Ale o Gikiewiczu nie mówi się tylko ze względu na wysoki poziom sportowy. To kolorowy ptak, który nie gryzie się w język. Czasem lubi nieco podgrzać atmosferę, jak np. mecz z Werderem. W końcówce spotkania Gikiewicz efektownie obronił karnego, a później zaczął prowokować kibiców Werderu, którzy ze złością na niego ruszyli. Polaka uchroniła... banda reklamowa i stewardzi z ochroną. Ale "Bild" i tak docenił postawę Polaka. - Ten gość ma jaja" - skwitował niemiecki dziennik.
34-letni bramkarz co prawda znalazł się w szerokiej kadrze na wrześniowe zgrupowanie, ale jak przyznał w "Kanale Sportowym", nikt ze sztabu szkoleniowego reprezentacji go o tym nie poinformował. Dodał też, że to "trochę dziwne".

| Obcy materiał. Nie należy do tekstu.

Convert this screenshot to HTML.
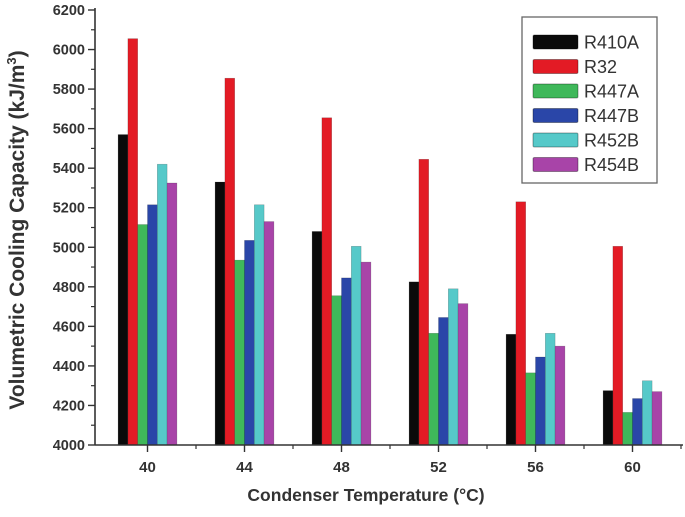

Na konferencji prasowej odpowiedział mu Czesław Michniewicz. - Dla mnie to nie jest to dziwne. Jest w kręgu zainteresowań. Obserwowaliśmy jego mecze na żywo. Nie został powołany, bo wybraliśmy kogoś innego. Nie możemy powołać dziesięciu bramkarzy na zgrupowanie - uciął twardo selekcjoner reprezentacji Polski.
Przypomnijmy, że na zgrupowanie przed meczami z Holandią i Walią w Lidze Narodów powołania otrzymało aż czterech bramkarzy: Wojciech Szczęsny, Łukasz Skorupski, Bartłomiej Drągowski i Radosław Majecki.